Todo parece indicar que el bendito prusés se encamina hacia un final tirando a caótico. A ERC y Junts, principales responsables del sindiós de hace siete años, da pena verlos. Los primeros han resuelto el lío de los carteles del Alzheimer como buenamente han podido, cargándole el muerto al responsable de comunicación del partido, Tolo Moya, quien se ha vengado divulgando una conversación que no deja en muy buen lugar a los dirigentes de ERC y señalando directamente a Marta Rovira en las ofensas al Tete Maragall por persona interpuesta (su propio hermano).

En caso de repetirse elecciones, lo más probable es que saquen unos resultados aún más penosos que en las anteriores, y ahí hay mucho dinerito en juego, como han tenido el cuajo de admitir los mandamases con respecto a todos esos subordinados que pueden quedarse sin cargo y sin monises en caso de desastre electoral. Hasta han reconocido que donde más interés hay en volver a las urnas es en Lleida, más que nada porque ahí no abundan los paniaguados bien situados y, ya puestos, les da todo un poco lo mismo.

Como se supone que es un partido asambleario, Marta Rovira tendrá que emplearse a fondo para convencer a los más díscolos de que hay que acogerse a la sombra de Pedro Sánchez y hacer presidente de la Generalitat a Salvador Illa: no es una perspectiva ideal, pero hay que tener presente que en la oposición se pasa frío y hambre.

Para engatusar a los recalcitrantes, la señora Rovira dice un día que cada vez ve más cerca el acuerdo con los sociatas y, al siguiente, asegura que las cosas se han enfriado. A ver con qué nos sale pasado mañana, aunque nos da lo mismo: ERC hará presidente a Illa por pura supervivencia y hasta se olvidará del concierto económico a la vasca, conformándose con esa presunta condonación de deuda al Estado que Sánchez les concederá para que se callen (y porque el dinero público, como todo el mundo sabe, no es de nadie) y presentándola como un gran logro de esa Cataluña catalana a la que representan.

En Junts, las cosas no están mucho mejor. A falta de algo más original que decir, Puigdemont la ha vuelto a tomar con esos jueces que le racanean la amnistía, violando la Constitución española (que él se ha pasado por el arco de triunfo siempre que le ha parecido conveniente), y acusando a los medios de comunicación de fomentar el enfrentamiento entre su partido y ERC (como si para eso necesitaran ayuda ambas formaciones, que se llevan a matar desde hace tiempo).

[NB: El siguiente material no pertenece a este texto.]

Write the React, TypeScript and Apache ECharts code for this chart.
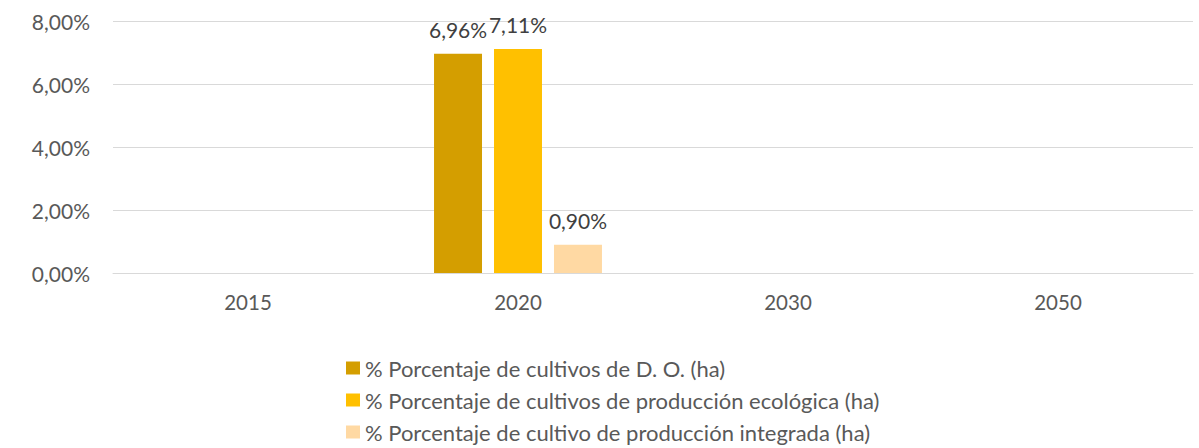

Por lo menos, pese a su oblicua relación con la realidad, ha reconocido que no tiene ninguna posibilidad de alcanzar de nuevo la presidencia de la Generalitat, lo cual constituye un paso muy pequeño para la humanidad, pero muy grande para él. Y, a todo esto, su principal secuaz y único representante de Junts en el Parlamento Europeo, Toni Comín (por mal nombre, el Chaquetas; no confundir con Sala i Martín, o sí), se ha quedado temporalmente sin escaño porque Roberta Metsola está esperando instrucciones judiciales para ver si se lo devuelve o no.

Su imagen en la tribuna de la prensa, observando a los diputados de verdad cual niño zampabollos ante el escaparate de una pastelería, daría hasta pena, de no ser porque cualquier desgracia que le pase a este arribista debe ser acogida con entusiasmo por todos los españoles de bien. Para completar el vodevil, la incombustible Laura Borràs anda por ahí enredando para que se elimine el artículo del parlamentillo que prevé el cese de diputados sospechosos de mangancia y asuntos turbios, como es su caso…

Y, mientras tanto, en el mundo real, los chavales se cubren con banderas españolas para celebrar la victoria de la selección nacional de fútbol (nacionalismo banal, lo llaman algunos columnistas de los digitales del régimen, supongo que para distinguirlo del catalán, que es de mucha mayor trascendencia, como es del dominio público), Lluís Llach y Xavier Antich predican en el desierto y nadie se toma en serio a Fredi Bentanachs.

El nacionalismo no desaparecerá nunca, pero el prusés se está pudriendo ante nuestros ojos en este caos tragicómico que vemos evolucionar día a día hacia el desastre final.